The final six hours again saw more changeable conditions and tire choice became very important. The safety car continued to be deployed for accidents which caused barrier damage, totaling many hours spent under yellow. The #2 Audi continued to lead with the #8 Toyota one lap behind, and all was still up for grabs. 

The lap lead over Toyota #8 remained for the #2 Audi as a battle for third place began between the #7 Toyota and the #3 Audi. The #3 driving crew eventually reeled in the #7 and took the final podium position, but the battle continued. Torrential rain hit the circuit with one-hour to go and many crashes and offs occurred, triggering the safety car once more. Unfortunately the #7 Toyota was one of the casualties, as Lapierre crashed hard on the entry into the Porsche Curves. The car was recovered and eventually repaired, but the #3 Audis had moved up into a secure third overall. The #8 Toyota continued to put on a tremendous charge, and even got back onto the lead lap, but the almost flawless performance by the #2 Audi squad saw them keeping control of the race, despite the variable weather.

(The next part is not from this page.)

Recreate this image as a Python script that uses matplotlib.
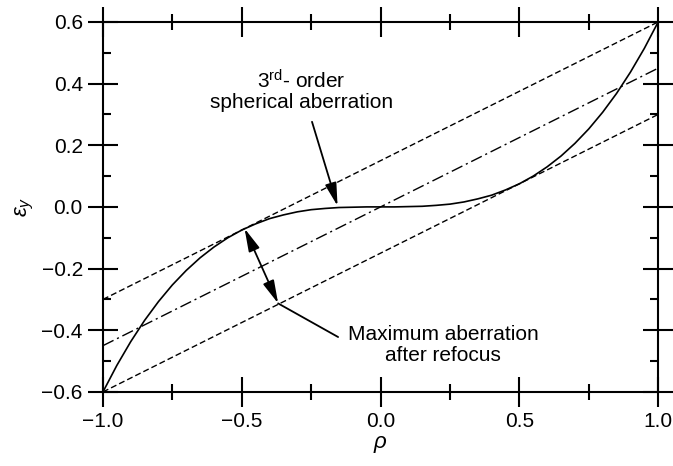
import numpy as np
import matplotlib
matplotlib.use('Agg')
import matplotlib.pyplot as plt
from matplotlib.ticker import MultipleLocator

plt.rcParams['font.family'] = ['Liberation Sans', 'DejaVu Sans']
plt.rcParams['mathtext.fontset'] = 'custom'
plt.rcParams['mathtext.rm'] = 'Liberation Sans'
plt.rcParams['mathtext.it'] = 'Liberation Sans:italic'

# solid curve
rho = [-1.00, -0.95, -0.90, -0.85, -0.80, -0.75, -0.70, -0.65, -0.60, -0.55, -0.50,
       -0.45, -0.40, -0.35, -0.30, -0.25, -0.20, -0.15, -0.10, -0.05, 0.00,
       0.05, 0.10, 0.15, 0.20, 0.25, 0.30, 0.35, 0.40, 0.45, 0.50,
       0.55, 0.60, 0.65, 0.70, 0.75, 0.80, 0.85, 0.90, 0.95, 1.00]
eps = [-0.600, -0.514, -0.437, -0.368, -0.307, -0.253, -0.206, -0.165, -0.130, -0.100, -0.075,
       -0.055, -0.038, -0.026, -0.016, -0.009, -0.005, -0.002, -0.001, 0.000, 0.000,
       0.000, 0.001, 0.002, 0.005, 0.009, 0.016, 0.026, 0.038, 0.055, 0.075,
       0.100, 0.130, 0.165, 0.206, 0.253, 0.307, 0.368, 0.437, 0.514, 0.600]

# straight reference lines (end points)
line_x = [-1.0, 1.0]
upper = [-0.30, 0.60]
middle = [-0.45, 0.45]
lower = [-0.60, 0.30]

x_ticks = [-1.0, -0.5, 0.0, 0.5, 1.0]
x_labels = ['\u22121.0', '\u22120.5', '0.0', '0.5', '1.0']
y_ticks = [-0.6, -0.4, -0.2, 0.0, 0.2, 0.4, 0.6]
y_labels = ['\u22120.6', '\u22120.4', '\u22120.2', '0.0', '0.2', '0.4', '0.6']

fig = plt.figure(figsize=(6.73, 4.66), dpi=100)
ax = fig.add_axes([0.153, 0.159, 0.825, 0.794])

ax.plot(rho, eps, color='black', lw=1.2)
ax.plot(line_x, upper, color='black', lw=1.0, dashes=(4.3, 2.2))
ax.plot(line_x, middle, color='black', lw=1.0, dashes=(8.5, 2.8, 1.5, 2.8))
ax.plot(line_x, lower, color='black', lw=1.0, dashes=(4.3, 2.2))

ax.set_xlim(-1, 1)
ax.set_ylim(-0.6, 0.6)
ax.set_xticks(x_ticks)
ax.set_xticklabels(x_labels)
ax.set_yticks(y_ticks)
ax.set_yticklabels(y_labels)
ax.xaxis.set_minor_locator(MultipleLocator(0.25))
ax.yaxis.set_minor_locator(MultipleLocator(0.1))

for s in ax.spines.values():
    s.set_linewidth(1.5)

ax.tick_params(which='major', direction='inout', length=21, width=1.5,
               top=True, right=True, labelsize=15, pad=4)
ax.tick_params(axis='x', which='minor', direction='inout', length=11, width=1.5,
               top=True, bottom=True)
ax.tick_params(axis='y', which='minor', direction='in', length=6, width=1.5,
               left=True, right=True)

ax.set_xlabel(r'$\rho$', fontsize=16, labelpad=2)
ax.set_ylabel(r'$\varepsilon_y$', fontsize=16, labelpad=4)

head = 'head_length=1.4,head_width=0.35'

# upper label and arrow
ax.text(-0.286, 0.41, r'3$^{\rm rd}$- order', fontsize=15, ha='center', va='center')
ax.text(-0.286, 0.337, 'spherical aberration', fontsize=15, ha='center', va='center')
ax.annotate('', xy=(-0.155, 0.003), xytext=(-0.247, 0.276),
            arrowprops=dict(arrowstyle='-|>,' + head,
                            color='black', lw=1.3, shrinkA=0, shrinkB=0))

# double arrow between curve and lower line
ax.annotate('', xy=(-0.369, -0.313), xytext=(-0.49, -0.07),
            arrowprops=dict(arrowstyle='<|-|>,' + head,
                            color='black', lw=1.3, shrinkA=0, shrinkB=0))
ax.annotate('', xy=(-0.369, -0.313), xytext=(-0.153, -0.422),
            arrowprops=dict(arrowstyle='-', color='black', lw=1.3,
                            shrinkA=0, shrinkB=0))
ax.text(0.225, -0.448, 'Maximum aberration\nafter refocus', fontsize=15,
        ha='center', va='center', multialignment='center', linespacing=1.15)

fig.savefig('out.png', dpi=100)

In the end when three o'clock local time arrived, the #2 Audi R18 e-tron quattro was brought across the line for a tremendous Audi victory. Two Audis finished on the podium with #3 in third and the recovering #1 in fifth. This win brought about a long list of statistics: the twelfth overall win for Audi, the ninth win for Tom Kristensen, a third win for Allan McNish, a third consecutive win for an Audi R18 version and Audi's fourth consecutive victory since 2010. It was a very good event for Audi, and the arrival of Porsche in 2014 makes the year-long wait until the next Le Mans seem very far away.